Kisah Pramono tersebut kemudian banyak dibagikan di berbagai media sosial. Ternyata, kisah Pramono tersebut membuat pelaku usaha lainnya yaitu seorang penjual ayam @luke.limanov juga membagikan pengalamannya ditagih penunggakan pajak hingga Rp500 juta.
Pada 2024, dia mengaku Kantor Pajak memanggilnya terkait kewajiban pajak pada 2020. Saat itu, Luke mengaku usahanya belum berbentuk badan sehingga yang menjadi objek merupakan pajak penghasilan pribadi. Dia juga tidak menampik, saat itu pencatatan transaksinya masih berantakan.
Oleh sebab itu, menurutnya, Kantor Pajak menyatakan data perpajakan Nuke tidak sesuai dengan penghasilannya. Nuke mengatakan, PPh terutangnya ditetapkan sebesar Rp370 juta dan ditambah sanksi administrasi Rp150 juta.
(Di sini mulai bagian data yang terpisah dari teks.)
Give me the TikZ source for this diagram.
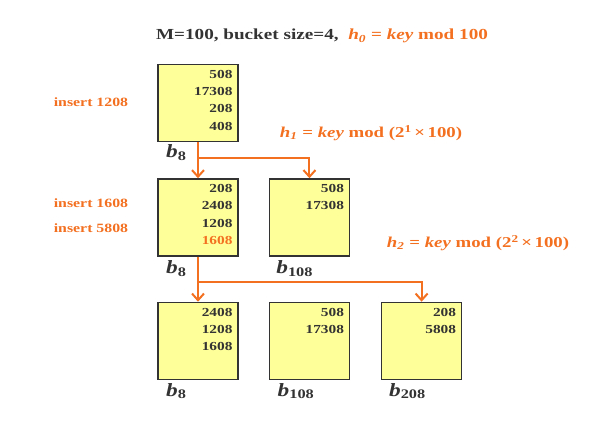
\documentclass[tikz,border=0pt]{standalone}
\usepackage{fontspec}
\setmainfont[FakeStretch=1.25]{Liberation Serif}
\definecolor{hashorange}{RGB}{243,112,33}
\definecolor{bucketfill}{RGB}{255,255,153}
\definecolor{inkgray}{RGB}{51,51,51}
\usetikzlibrary{arrows.meta,positioning}
\newcommand{\bk}[1]{{\bfseries\itshape b}\textsubscript{\bfseries #1}}
\newcommand{\hk}[1]{{\itshape h}\textsubscript{\itshape #1}}

\begin{document}
\begin{tikzpicture}[
  x=0.75pt,y=-0.75pt,
  bucket/.style={draw=inkgray,line width=1.1pt,fill=bucketfill,minimum width=60pt,minimum height=57.75pt,inner sep=0pt},
  keys/.style={align=right,font=\fontsize{9.2}{13}\selectfont\bfseries,text=inkgray,inner sep=0pt},
  blab/.style={font=\fontsize{14}{14}\selectfont,text=inkgray,inner sep=0pt},
  note/.style={font=\fontsize{9.5}{12}\selectfont\bfseries,text=hashorange},
  hash/.style={font=\fontsize{11.3}{13}\selectfont\bfseries,text=hashorange},
  split/.style={-{Straight Barb[length=5pt,width=9pt]},hashorange,line width=1.5pt}
]
  \useasboundingbox (0,0) rectangle (601,431);

  \node[font=\fontsize{11.5}{14}\selectfont\bfseries,text=inkgray] (title) at (322,36)
    {M=100, bucket size=4,\ \ \textcolor{hashorange}{\hk{0} = {\itshape key} mod 100}};

  % buckets
  \node[bucket] (b1) at (198,103) {};
  \node[bucket,below=27pt of b1] (b2) {};
  \node[bucket,right=22.5pt of b2] (c2) {};
  \node[bucket,below=33.75pt of b2] (b3) {};
  \node[bucket,right=22.5pt of b3] (c3) {};
  \node[bucket,right=23pt of c3] (d3) {};

  % keys
  \node[keys,below left=4.5pt and 4.5pt of b1.north east] (k1) {508\\17308\\208\\408};
  \node[keys,below left=4.5pt and 4.5pt of b2.north east] (k2) {208\\2408\\1208\\\textcolor{hashorange}{1608}};
  \node[keys,below left=4.5pt and 4.5pt of c2.north east] (l2) {508\\17308};
  \node[keys,below left=4.5pt and 4.5pt of b3.north east] (k3) {2408\\1208\\1608};
  \node[keys,below left=4.5pt and 4.5pt of c3.north east] (l3) {508\\17308};
  \node[keys,below left=4.5pt and 4.5pt of d3.north east] (m3) {208\\5808};

  % bucket names
  \node[blab,below right=1.5pt and 6.5pt of b1.south west] (n1) {\bk{8}};
  \node[blab,below right=2.5pt and 6.5pt of b2.south west] (n2) {\bk{8}};
  \node[blab,below right=2.5pt and 5.5pt of c2.south west] (o2) {\bk{108}};
  \node[blab,below right=2pt and 6.5pt of b3.south west] (n3) {\bk{8}};
  \node[blab,below right=2pt and 6.5pt of c3.south west] (o3) {\bk{108}};
  \node[blab,below right=2pt and 6pt of d3.south west] (p3) {\bk{208}};

  % inserts and hash functions
  \node[note] (ins1) at (91,102) {insert 1208};
  \node[note] (ins2) at (91,203) {insert 1608};
  \node[note] (ins3) at (91,228) {insert 5808};
  \node[hash] (h1) at (371,133) {\hk{1} = {\itshape key} mod (2\textsuperscript{1}\,×\,100)};
  \node[hash] (h2) at (478,243) {\hk{2} = {\itshape key} mod (2\textsuperscript{2}\,×\,100)};

  % splits
  \coordinate (j1) at (198,158);
  \coordinate (j2) at (198,282);
  \draw[split] (b1) -- (b2);
  \draw[split] (j1) -| (c2.north);
  \draw[split] (b2) -- (b3);
  \draw[split] (j2) -| (d3.north);
\end{tikzpicture}
\end{document}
“Total Rp500 juta lebih dan itu yang harus aku bayar. Kaget, sedih, bingung karena pajaknya ini tahun 2020 dan sekarang 2024,” katanya seperti dalam unggahannya di TikTok @nuke.limanov, Sabtu (2/11/2024).
Dia mengaku memang kurang paham dengan instrumen pajak. Oleh sebab itu, dia seakan menilai pihak berwenang kurang memberi edukasi ke para pelaku usaha.
Hingga Senin (4/11/2024) siang, unggahan video Nuke tersebut sudah disukai setidaknya oleh 22.200 pengguna TikTok lainnya, dikomentari sebanyak 6.295 kali, dan dibagikan sebanyak 3.723 kali.